How to Balance Writing, Reading, Being a Human

How to Balance Writing, Reading, Being a Human

A few days ago, Mensah was on Twitter bemoaning the fact that it’s hard to balance life, and I was surprised, because I was just thinking the very same thing. As writers and readers and editors, it’s hard to read submissions, keep a personal writing life, do the dishes, and have a real job.

I spent some time on Google looking up stupid things on organization (because I’m the antithesis of organized) and found these posts by a Tumblr member who calls herself Bookavore. The series of posts is about being, well, organized. It’s about being able to get everything done that you need to get done, and about taking ownership of the stuff you gotta do.

To be honest, the posts were endearing. A lot of the time, I feel just like her: scared about doing stupid shit that everyone else probably wouldn’t bat an eyelash at. On a related note, I took the seven deadly sins test today and my sin was “Fear.” I didn’t know they added two “commonly associated” sins to the set: Fear and Deceit. They should probably add another deadly sin that’s just called Going Off On Tangents.

At any rate, sure, I have a lot of anxiety and most of it is probably generated from overcommiting myself, and from being a black belt procrastinator, and from being generally disorganized. But I don’t necessarily agree with the Bookavore that anybody could become organized and get everything done that must be done. I do these things all the time: miss deadlines, forget about stuff I told people I’d do, let the dishes stack up like a terrible wife. I occasionally pay bills late, and I hardly EVER go to the post office. There are actually three things sitting on my desk (under some clutter) that have been waiting to be mailed for weeks. And in one case, more than three months. I think most of the reason I do these things isn’t because I’m irresponsible; I think it’s because I’m stupid.

What’s the point, you ask? Well, I don’t know. I was kind of hoping you’d tell me how to magically clean up my life, how to remember to do tasks that I have plastered all over my date book, which I have also emailed to myself, and which I have also put up a sticky note about on my computer, but which, without fail, I forget to do over and over. I wait until the last minute to write these columns for Specter, usually. I also let my email box fill up so that I’m scared to look into it.

WHAT DO YOU DO?

Writers, I’m calling on you. Do you have a trick you do? How do you balance your writing life with your home life? Your job? Your other job you don’t get paid for?

What sucks is that most of us, if we call ourselves writers, don’t get paid for what we love to do. Some of us enjoy teaching, and we do it. And some of us really love it. But some of us just love writing and can’t find anybody willing to dole out tons of money to us just so we can sit in a room all day without having to see other humans.

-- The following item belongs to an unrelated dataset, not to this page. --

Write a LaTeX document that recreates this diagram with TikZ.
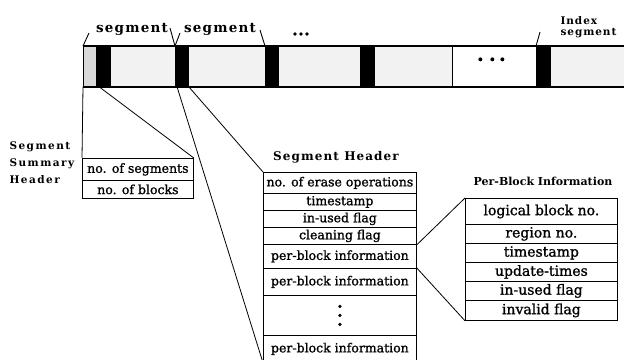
\documentclass[tikz,border=0pt]{standalone}
\usepackage{fontspec}
\setmainfont{DejaVu Serif}
\newfontfamily\boxface{DejaVu Serif}[FakeBold=1.2]
\newfontfamily\wideface{DejaVu Serif}[LetterSpace=9]
\newfontfamily\widerface{DejaVu Serif}[LetterSpace=14]
\usetikzlibrary{calc}

\newcommand{\boxfont}{\boxface\fontsize{12.5}{14}\selectfont}
\newcommand{\pbboxfont}{\boxface\fontsize{14}{15}\selectfont}
\newcommand{\hdrtitlefont}{\wideface\fontsize{12}{13}\selectfont\bfseries}
\newcommand{\pbtitlefont}{\fontsize{11}{13}\selectfont\bfseries}
\newcommand{\segfont}{\wideface\fontsize{13.5}{15}\selectfont\bfseries}
\newcommand{\smallbold}{\widerface\fontsize{10.5}{17}\selectfont\bfseries}
\newcommand{\idxfont}{\wideface\fontsize{10.5}{12}\selectfont\bfseries}

\tikzset{
  cell/.style={draw, line width=0.7pt, inner sep=0pt, minimum height=40pt, anchor=north west},
  blockcell/.style={cell, fill=black},
  datacell/.style={cell, fill=gray!10},
  rowbox/.style={draw, line width=0.8pt, inner sep=0pt, anchor=north west, font=\boxfont},
  hdrrow/.style={rowbox, minimum width=153pt},
  pbrow/.style={rowbox, minimum width=152pt, font=\pbboxfont},
  sumrow/.style={rowbox, minimum width=111pt},
  link/.style={line width=0.8pt},
  tick/.style={line width=0.9pt}
}

\begin{document}
\begin{tikzpicture}[x=1pt, y=-1pt]
\useasboundingbox (0,0) rectangle (624,359);

% ---- the log: segments laid out along the flash ----
\node[cell, fill=gray!30, minimum width=13pt] (s0) at (83,46) {};
\node[blockcell, minimum width=14pt] (b1) at (96,46) {};
\node[datacell, minimum width=65pt] (d1) at (110,46) {};
\node[blockcell, minimum width=13pt] (b2) at (175,46) {};
\node[datacell, minimum width=77pt] (d2) at (188,46) {};
\node[blockcell, minimum width=13pt] (b3) at (265,46) {};
\node[datacell, minimum width=82pt] (d3) at (278,46) {};
\node[blockcell, minimum width=14pt] (b4) at (360,46) {};
\node[datacell, minimum width=78pt] (d4) at (374,46) {};
\node[cell, fill=white, minimum width=84pt] (e1) at (452,46) {};
\node[blockcell, minimum width=14pt] (b5) at (536,46) {};
\node[datacell, minimum width=80pt] (d5) at (550,46) {};
\draw[line width=1.6pt] (s0.north west) -- (d5.north east);
\draw[line width=1.6pt] (s0.south west) -- (d5.south east);

% ellipsis dots: inside the empty cell and after the second label
\foreach \dx in {-14,-2,8} \fill ([shift={(\dx,-7)}]e1.center) circle (2pt);
\coordinate (ell) at (301,34);
\foreach \dx in {-6,0,6} \fill ([xshift=\dx]ell) circle (1.9pt);

% ---- segment labels above the log ----
\node[font=\segfont] (seg1) at (132,29) {segment};
\node[font=\segfont] (seg2) at (220,29) {segment};
\node[font=\idxfont, align=left, anchor=west] (idx) at (557,27) {Index\\[-1pt]segment};
\coordinate (k1) at (89,33);
\coordinate (k2a) at (170,28);
\coordinate (k2b) at (180,33);
\coordinate (k3) at (260,30);
\coordinate (k4) at (540,32);
\draw[tick] (s0.north west) -- (k1);
\draw[tick] (k2a) -- (b2.north west) -- (k2b);
\draw[tick] (k3) -- (b3.north west);
\draw[tick] (b5.north west) -- (k4);

% ---- segment summary header ----
\node[font=\smallbold, align=left, anchor=west] (sumlbl) at (6,163) {Segment\\Summary\\Header};
\node[sumrow, minimum height=22pt] (r1) at (82,158) {no. of segments};
\node[sumrow, minimum height=18pt] (r2) at (82,180) {no. of blocks};

% ---- segment header ----
\node[font=\hdrtitlefont] (hdrlbl) at (336,157) {Segment Header};
\node[hdrrow, minimum height=21pt] (h1) at (263,172) {no. of erase operations};
\node[hdrrow, minimum height=17pt] (h2) at (263,193) {timestamp};
\node[hdrrow, minimum height=17pt] (h3) at (263,210) {in-used flag};
\node[hdrrow, minimum height=17pt] (h4) at (263,227) {cleaning flag};
\node[hdrrow, minimum height=24pt] (h5) at (263,244) {per-block information};
\node[hdrrow, minimum height=27pt] (h6) at (263,268) {per-block information};
\node[hdrrow, minimum height=40pt] (h7) at (263,295) {};
\node[hdrrow, minimum height=27pt] (h8) at (263,335) {per-block information};
\foreach \dy in {-9,0,9} \fill ([yshift=\dy]h7.center) circle (1.8pt);

% ---- per-block information ----
\node[font=\pbtitlefont] (pblbl) at (543,181) {Per-Block Information};
\node[pbrow, minimum height=26pt] (p1) at (465,198) {logical block no.};
\node[pbrow, minimum height=19pt] (p2) at (465,224) {region no.};
\node[pbrow, minimum height=19pt] (p3) at (465,243) {timestamp};
\node[pbrow, minimum height=19pt] (p4) at (465,262) {update-times};
\node[pbrow, minimum height=19pt] (p5) at (465,281) {in-used flag};
\node[pbrow, minimum height=20pt] (p6) at (465,300) {invalid flag};

% ---- zoom-in connectors ----
\draw[link] (s0.south west) -- (r1.north west);
\draw[link] ([xshift=3pt]b1.south west) -- (r1.north east);
\draw[link] ([xshift=2pt]b2.south west) -- (h8.south west);
\draw[link] (b2.south east) -- (h1.north west);
\draw[link] (h4.south east) -- (p1.north west);
\draw[link] (h6.north east) -- (p6.south west);
\end{tikzpicture}
\end{document}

I have not found a solution so far. My idea of a solution is to say screw it, and let the apartment look like a rhinoceros went ice skating in here. I go three weeks without writing a damn thing. I find time to do the things that absolutely need to get done right now, like eating, and having sex, and leaving for work, and occasionally mailing a Netflix disc. Eventually I will sit down and the words will come erupting out of me, because if they don’t I will twist somebody’s head off. And that’s how I live.

How do other writers live? Please make conversation about this. I’m feeling at the end of my rope, and vulnerable, and I’m not being very clever, and I really want to know how you guys balance these things.